AI tools work by applying a trained statistical model to an operator-provided input and generating the most probable output given that input and the model's training data. They do not reason, understand, or make decisions. They predict. The quality of the prediction is determined by the quality of the input, the coverage of the training data, and the operator's ability to evaluate and iterate.
The operator provides an input: a prompt, data, an image, or a structured instruction.
The input is tokenized and passed to the model as a numerical representation.
The model applies its learned weights to the input and generates a probability distribution over possible outputs.
The model samples from that distribution to produce the output.
The operator evaluates the output and iterates on the input to improve the next output.
Understanding how AI tools work prevents the most common failure mode: expecting the tool to do something it cannot do. AI tools predict. They do not reason. They do not understand context the operator has not provided. They do not know what "good" looks like unless the operator defines it. Operators who understand the mechanism can work with it. Operators who do not, blame the tool.
AI tools understand what you want.
AI tools predict the most probable output given the input. They do not understand intent. They respond to what is in the input, not what the operator meant.
AI tools get better with use automatically.
Most deployed AI tools do not learn from individual operator interactions. The model is fixed. The operator improves by learning to provide better inputs.

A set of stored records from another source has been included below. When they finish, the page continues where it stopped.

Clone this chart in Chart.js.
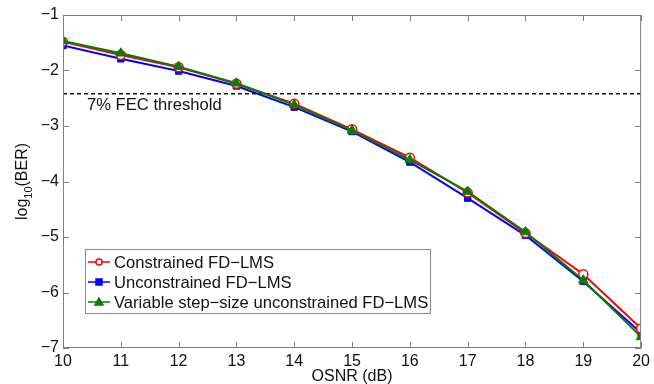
<!DOCTYPE html>
<html>
<head>
<meta charset="utf-8">
<script src="https://cdn.jsdelivr.net/npm/chart.js@4"></script>
<style>
  html, body { margin: 0; padding: 0; background: #fff; }
  #wrap { width: 654px; height: 384px; }
</style>
</head>
<body>
<div id="wrap"><canvas id="ber"></canvas></div>
<script>
// OSNR sweep and log10(BER) per equalizer
const osnr = [10, 11, 12, 13, 14, 15, 16, 17, 18, 19, 20];
const constrained = [-1.48, -1.72, -1.94, -2.24, -2.60, -3.06, -3.57, -4.20, -4.93, -5.67, -6.65];
const unconstrained = [-1.55, -1.79, -2.01, -2.28, -2.66, -3.10, -3.65, -4.30, -4.97, -5.80, -6.73];
const variableStep = [-1.47, -1.69, -1.93, -2.23, -2.62, -3.08, -3.61, -4.18, -4.91, -5.78, -6.80];
const fecThreshold = -2.42;
const xTicks = [10, 11, 12, 13, 14, 15, 16, 17, 18, 19, 20];
const yTicks = [-7, -6, -5, -4, -3, -2, -1];

const FONT = "'Liberation Sans', Arial, sans-serif";
const FS = 16;
const LFS = 16.6;

function toPoints(vals) {
  return osnr.map((x, i) => ({ x: x, y: vals[i] }));
}

// MATLAB-style box, inward ticks, titles, legend and threshold label
const matlabFrame = {
  id: "matlabFrame",
  afterDraw(chart) {
    const { ctx, chartArea: a, scales } = chart;
    const xs = scales.x, ys = scales.y;
    ctx.save();
    ctx.strokeStyle = "#7f7f7f";
    ctx.lineWidth = 1;
    ctx.strokeRect(a.left + 0.5, a.top + 0.5, a.right - a.left - 1, a.bottom - a.top - 1);
    ctx.beginPath();
    xTicks.forEach(v => {
      const px = Math.round(xs.getPixelForValue(v)) + 0.5;
      ctx.moveTo(px, a.bottom); ctx.lineTo(px, a.bottom - 6);
      ctx.moveTo(px, a.top); ctx.lineTo(px, a.top + 6);
    });
    yTicks.forEach(v => {
      const py = Math.round(ys.getPixelForValue(v)) + 0.5;
      ctx.moveTo(a.left, py); ctx.lineTo(a.left + 6, py);
      ctx.moveTo(a.right, py); ctx.lineTo(a.right - 6, py);
    });
    ctx.stroke();

    // threshold label
    ctx.fillStyle = "#111";
    ctx.font = LFS + "px " + FONT;
    ctx.textBaseline = "alphabetic";
    ctx.textAlign = "left";
    ctx.fillText("7% FEC threshold", a.left + 24, ys.getPixelForValue(fecThreshold) + 16);

    // x title
    ctx.font = FS + "px " + FONT;
    ctx.textAlign = "center";
    ctx.fillText("OSNR (dB)", (a.left + a.right) / 2, 381);

    // y title with subscript
    ctx.save();
    ctx.translate(22, (a.top + a.bottom) / 2);
    ctx.rotate(-Math.PI / 2);
    ctx.textAlign = "left";
    const p1 = "log", p2 = "10", p3 = "(BER)";
    ctx.font = FS + "px " + FONT;
    const w1 = ctx.measureText(p1).width, w3 = ctx.measureText(p3).width;
    ctx.font = "11px " + FONT;
    const w2 = ctx.measureText(p2).width;
    let x0 = -(w1 + w2 + w3) / 2;
    ctx.font = FS + "px " + FONT;
    ctx.fillText(p1, x0, 5);
    ctx.font = "11px " + FONT;
    ctx.fillText(p2, x0 + w1, 10);
    ctx.font = FS + "px " + FONT;
    ctx.fillText(p3, x0 + w1 + w2, 5);
    ctx.restore();

    // legend box
    const lx = 85, ly = 249, lw = 345, lh = 64;
    ctx.fillStyle = "#fff";
    ctx.fillRect(lx, ly, lw, lh);
    ctx.strokeStyle = "#8a8a8a";
    ctx.strokeRect(lx + 0.5, ly + 0.5, lw, lh);
    const entries = chart.data.datasets.filter(d => d.inLegend);
    entries.forEach((d, i) => {
      const cy = ly + 13 + i * 20;
      ctx.strokeStyle = d.borderColor;
      ctx.lineWidth = 1.5;
      ctx.beginPath();
      ctx.moveTo(lx + 3, cy); ctx.lineTo(lx + 25, cy);
      ctx.stroke();
      ctx.fillStyle = d.pointBackgroundColor;
      ctx.beginPath();
      if (d.pointStyle === "circle") {
        ctx.arc(lx + 14, cy, 3, 0, Math.PI * 2);
      } else if (d.pointStyle === "rect") {
        ctx.rect(lx + 11, cy - 3, 6, 6);
      } else {
        ctx.moveTo(lx + 14, cy - 4); ctx.lineTo(lx + 18, cy + 3); ctx.lineTo(lx + 10, cy + 3); ctx.closePath();
      }
      ctx.fill(); ctx.stroke();
      ctx.fillStyle = "#111";
      ctx.font = LFS + "px " + FONT;
      ctx.textAlign = "left";
      ctx.fillText(d.label, lx + 29, cy + 6);
    });
    ctx.restore();
  }
};

new Chart(document.getElementById("ber"), {
  type: "line",
  data: {
    datasets: [
      {
        label: "FEC",
        data: [{ x: 10, y: fecThreshold }, { x: 20, y: fecThreshold }],
        borderColor: "#111",
        borderWidth: 1.5,
        borderDash: [4, 3],
        pointRadius: 0,
        order: 4
      },
      {
        label: "Constrained FD\u2212LMS",
        inLegend: true,
        data: toPoints(constrained),
        borderColor: "#ff0000",
        pointBackgroundColor: "#ffffff",
        pointBorderColor: "#ff0000",
        pointStyle: "circle",
        pointRadius: 4.5,
        pointBorderWidth: 1.5,
        borderWidth: 2,
        order: 2
      },
      {
        label: "Unconstrained FD\u2212LMS",
        inLegend: true,
        data: toPoints(unconstrained),
        borderColor: "#0000ff",
        pointBackgroundColor: "#0000ff",
        pointBorderColor: "#0000ff",
        pointStyle: "rect",
        pointRadius: 4.5,
        pointBorderWidth: 1,
        borderWidth: 2,
        order: 3
      },
      {
        label: "Variable step\u2212size unconstrained FD\u2212LMS",
        inLegend: true,
        data: toPoints(variableStep),
        borderColor: "#007f00",
        pointBackgroundColor: "#007f00",
        pointBorderColor: "#007f00",
        pointStyle: "triangle",
        pointRadius: 5.5,
        pointBorderWidth: 1,
        borderWidth: 2,
        order: 1
      }
    ]
  },
  options: {
    responsive: true,
    maintainAspectRatio: false,
    animation: false,
    layout: { padding: { top: 15, right: 6, left: 0, bottom: 0 } },
    plugins: { legend: { display: false }, tooltip: { enabled: false } },
    scales: {
      x: {
        type: "linear",
        min: 10, max: 20,
        afterBuildTicks: s => { s.ticks = xTicks.map(v => ({ value: v })); },
        afterFit: s => { s.height = 36; },
        grid: { display: false, drawTicks: false },
        border: { display: false },
        ticks: { color: "#111", font: { family: FONT, size: FS }, padding: 4, maxRotation: 0 }
      },
      y: {
        type: "linear",
        min: -7, max: -1,
        afterBuildTicks: s => { s.ticks = yTicks.map(v => ({ value: v })); },
        afterFit: s => { s.width = 63; },
        grid: { display: false, drawTicks: false },
        border: { display: false },
        ticks: {
          color: "#111", font: { family: FONT, size: FS }, padding: 4,
          callback: v => "\u2212" + Math.abs(v)
        }
      }
    }
  },
  plugins: [matlabFrame]
});
</script>
</body>
</html>
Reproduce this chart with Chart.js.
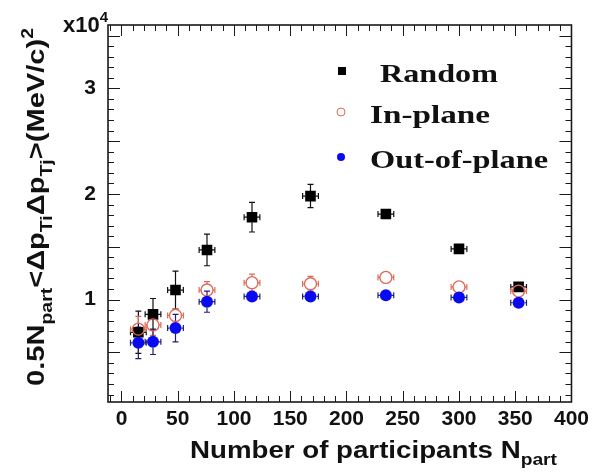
<!DOCTYPE html>
<html>
<head>
<meta charset="utf-8">
<script src="https://cdn.jsdelivr.net/npm/chart.js@4.4.0/dist/chart.umd.min.js"></script>
<style>
  html, body { margin: 0; padding: 0; background: #ffffff; }
  #c { display: block; }
</style>
</head>
<body>
<canvas id="c" width="594" height="475"></canvas>
<script>
// Number of participants per centrality bin
const nPart = [15, 28, 48, 76, 116, 168, 235, 300, 353];
const nPartErr = [7, 7, 7, 7, 7, 7, 7, 7, 7];

// 0.5 Npart <dpT dpT> in units of 1e4 (MeV/c)^2
const randomVals = [0.69, 0.86, 1.09, 1.47, 1.78, 1.98, 1.81, 1.48, 1.12];
const randomErr  = [0.20, 0.15, 0.18, 0.15, 0.14, 0.11, 0.04, 0.03, 0.03];

const inPlaneVals = [0.72, 0.76, 0.85, 1.09, 1.16, 1.15, 1.21, 1.12, 1.08];
const inPlaneErr  = [0.12, 0.10, 0.06, 0.08, 0.08, 0.07, 0.03, 0.03, 0.03];

const outPlaneVals = [0.59, 0.60, 0.73, 0.98, 1.03, 1.03, 1.04, 1.02, 0.97];
const outPlaneErr  = [0.15, 0.12, 0.13, 0.10, 0.04, 0.03, 0.02, 0.02, 0.02];

const seriesNames = ['Random', 'In-plane', 'Out-of-plane'];

const xTickValues = [0, 50, 100, 150, 200, 250, 300, 350, 400];
const yTickValues = [1, 2, 3];

const SANS = '"Liberation Sans", Arial, Helvetica, sans-serif';
const SERIF = '"Liberation Serif", "Times New Roman", serif';
const RED = '#e06a5a';
const BLUE = '#0a0af0';

function points(vals) {
  return vals.map((v, i) => ({ x: nPart[i], y: v }));
}

// gap = half size of the marker, bars are drawn outside it
const errorSets = [
  { vals: randomVals, err: randomErr, color: '#111111', gap: 5 },
  { vals: inPlaneVals, err: inPlaneErr, color: RED, gap: 6 },
  { vals: outPlaneVals, err: outPlaneErr, color: '#222266', gap: 6 }
];

// error bars (vertical and horizontal, with short end caps)
const errorBars = {
  id: 'errorBars',
  beforeDatasetsDraw(chart) {
    const { ctx, scales: { x, y } } = chart;
    ctx.save();
    ctx.lineWidth = 1.2;
    errorSets.forEach(set => {
      ctx.strokeStyle = set.color;
      const g = set.gap;
      set.vals.forEach((v, i) => {
        const px = x.getPixelForValue(nPart[i]);
        const py = y.getPixelForValue(v);
        const y1 = y.getPixelForValue(v + set.err[i]);
        const y2 = y.getPixelForValue(v - set.err[i]);
        const x1 = x.getPixelForValue(nPart[i] - nPartErr[i]);
        const x2 = x.getPixelForValue(nPart[i] + nPartErr[i]);
        ctx.beginPath();
        if (py - y1 > g) {
          ctx.moveTo(px, y1); ctx.lineTo(px, py - g);
          ctx.moveTo(px - 3, y1); ctx.lineTo(px + 3, y1);
        }
        if (y2 - py > g) {
          ctx.moveTo(px, py + g); ctx.lineTo(px, y2);
          ctx.moveTo(px - 3, y2); ctx.lineTo(px + 3, y2);
        }
        if (px - x1 > g) {
          ctx.moveTo(x1, py); ctx.lineTo(px - g, py);
          ctx.moveTo(x1, py - 3); ctx.lineTo(x1, py + 3);
          ctx.moveTo(px + g, py); ctx.lineTo(x2, py);
          ctx.moveTo(x2, py - 3); ctx.lineTo(x2, py + 3);
        }
        ctx.stroke();
      });
    });
    ctx.restore();
  }
};

// frame with inward ticks on all four sides
const frameTicks = {
  id: 'frameTicks',
  afterDatasetsDraw(chart) {
    const { ctx, chartArea: a, scales: { x, y } } = chart;
    ctx.save();
    ctx.strokeStyle = '#1a1a1a';
    ctx.lineWidth = 1;
    ctx.beginPath();
    for (let v = -10; v <= 400; v += 10) {
      const px = Math.round(x.getPixelForValue(v)) + 0.5;
      if (px < a.left) continue;
      const L = v % 50 === 0 ? 11 : 6;
      ctx.moveTo(px, a.bottom); ctx.lineTo(px, a.bottom - L);
      ctx.moveTo(px, a.top); ctx.lineTo(px, a.top + L);
    }
    for (let i = 1; i <= 35; i++) {
      const v = i / 10;
      const py = Math.round(y.getPixelForValue(v)) + 0.5;
      const L = i % 5 === 0 ? 12 : 6;
      ctx.moveTo(a.left, py); ctx.lineTo(a.left + L, py);
      ctx.moveTo(a.right, py); ctx.lineTo(a.right - L, py);
    }
    ctx.stroke();
    ctx.lineWidth = 1.6;
    ctx.strokeRect(a.left, a.top, a.right - a.left, a.bottom - a.top);
    ctx.restore();
  }
};

function partFont(p, size, family) {
  const s = (p.sub || p.sup) ? Math.round(size * 0.68) : size;
  return 'bold ' + s + 'px ' + family;
}
function richWidth(ctx, parts, size, family) {
  let w = 0;
  parts.forEach(p => { ctx.font = partFont(p, size, family); w += ctx.measureText(p.t).width; });
  return w;
}
function drawRich(ctx, parts, size, family) {
  let xx = 0;
  parts.forEach(p => {
    ctx.font = partFont(p, size, family);
    const dy = p.sub ? size * 0.32 : (p.sup ? -size * 0.45 : 0);
    ctx.fillText(p.t, xx, dy);
    xx += ctx.measureText(p.t).width;
  });
}

const titles = {
  id: 'titles',
  afterDraw(chart) {
    const { ctx } = chart;
    ctx.save();
    ctx.fillStyle = '#111111';
    ctx.textBaseline = 'alphabetic';
    ctx.textAlign = 'left';

    // exponent marker
    ctx.save();
    ctx.translate(63, 32);
    drawRich(ctx, [{ t: 'x10' }, { t: '4', sup: true }], 22, SANS);
    ctx.restore();

    // x axis title
    const xParts = [{ t: 'Number of participants N' }, { t: 'part', sub: true }];
    ctx.save();
    ctx.translate(190, 458);
    ctx.scale(367 / richWidth(ctx, xParts, 23, SANS), 1);
    drawRich(ctx, xParts, 23, SANS);
    ctx.restore();

    // y axis title
    const yParts = [
      { t: '0.5N' }, { t: 'part', sub: true },
      { t: '<\u0394p' }, { t: 'Ti', sub: true },
      { t: '\u0394p' }, { t: 'Tj', sub: true },
      { t: '>(MeV/c)' }, { t: '2', sup: true }
    ];
    ctx.save();
    ctx.translate(44, 386);
    ctx.rotate(-Math.PI / 2);
    ctx.scale(358 / richWidth(ctx, yParts, 24, SANS), 1);
    drawRich(ctx, yParts, 24, SANS);
    ctx.restore();

    // legend
    const rows = [
      { mx: 342, my: 71, tx: 380, ty: 82, w: 118 },
      { mx: 341, my: 112, tx: 370, ty: 123, w: 120 },
      { mx: 341, my: 157, tx: 370, ty: 168, w: 178 }
    ];
    chart.data.datasets.forEach((ds, i) => {
      const r = rows[i];
      ctx.save();
      if (ds.pointStyle === 'rect') {
        ctx.fillStyle = ds.backgroundColor;
        ctx.fillRect(r.mx - 4, r.my - 4, 8, 8);
      } else {
        ctx.beginPath();
        ctx.arc(r.mx, r.my, 4, 0, Math.PI * 2);
        if (ds.backgroundColor !== 'rgba(0,0,0,0)') {
          ctx.fillStyle = ds.backgroundColor; ctx.fill();
        } else {
          ctx.strokeStyle = ds.borderColor; ctx.lineWidth = 1; ctx.stroke();
        }
      }
      ctx.restore();
      ctx.save();
      ctx.fillStyle = '#111111';
      ctx.font = 'bold 26px ' + SERIF;
      ctx.translate(r.tx, r.ty);
      ctx.scale(r.w / ctx.measureText(ds.label).width, 1);
      ctx.fillText(ds.label, 0, 0);
      ctx.restore();
    });
    ctx.restore();
  }
};

new Chart(document.getElementById('c'), {
  type: 'scatter',
  data: {
    datasets: [
      {
        label: seriesNames[0], data: points(randomVals),
        pointStyle: 'rect', pointRadius: 7.5, pointHoverRadius: 7.5,
        backgroundColor: '#000000', borderColor: '#000000', borderWidth: 0, order: 3
      },
      {
        label: seriesNames[1], data: points(inPlaneVals),
        pointStyle: 'circle', pointRadius: 6, pointHoverRadius: 6,
        backgroundColor: 'rgba(0,0,0,0)', borderColor: RED, borderWidth: 1.4, order: 2
      },
      {
        label: seriesNames[2], data: points(outPlaneVals),
        pointStyle: 'circle', pointRadius: 6, pointHoverRadius: 6,
        backgroundColor: BLUE, borderColor: BLUE, borderWidth: 0, order: 1
      }
    ]
  },
  options: {
    responsive: false,
    animation: false,
    devicePixelRatio: 1,
    layout: { padding: { top: 25, right: 21, left: 0, bottom: 0 } },
    plugins: { legend: { display: false }, tooltip: { enabled: false } },
    scales: {
      x: {
        type: 'linear', min: -12, max: 400,
        grid: { display: false, drawTicks: false }, border: { display: false },
        afterBuildTicks: s => { s.ticks = xTickValues.map(v => ({ value: v })); },
        afterFit: s => { s.height = 73; },
        ticks: { padding: 5, color: '#111111', maxRotation: 0, autoSkip: false,
                 font: { family: SANS, size: 21, weight: 'bold' } }
      },
      y: {
        type: 'linear', min: 0.03, max: 3.6,
        grid: { display: false, drawTicks: false }, border: { display: false },
        afterBuildTicks: s => { s.ticks = yTickValues.map(v => ({ value: v })); },
        afterFit: s => { s.width = 108; },
        ticks: { padding: 12, color: '#111111',
                 font: { family: SANS, size: 21, weight: 'bold' } }
      }
    }
  },
  plugins: [errorBars, frameTicks, titles]
});
</script>
</body>
</html>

AI tools are reliable for all tasks.
AI tools are reliable for tasks within their training distribution. Tasks outside that distribution produce unreliable outputs.
Language models are transformer-based neural networks trained on large text corpora. They generate outputs by predicting the next token in a sequence given the preceding tokens (the input). The prediction is based on attention mechanisms that weight the relevance of each input token to the current prediction. The model has no memory between sessions, no understanding of the real world, and no ability to verify the accuracy of its outputs. All of these constraints are operator responsibilities.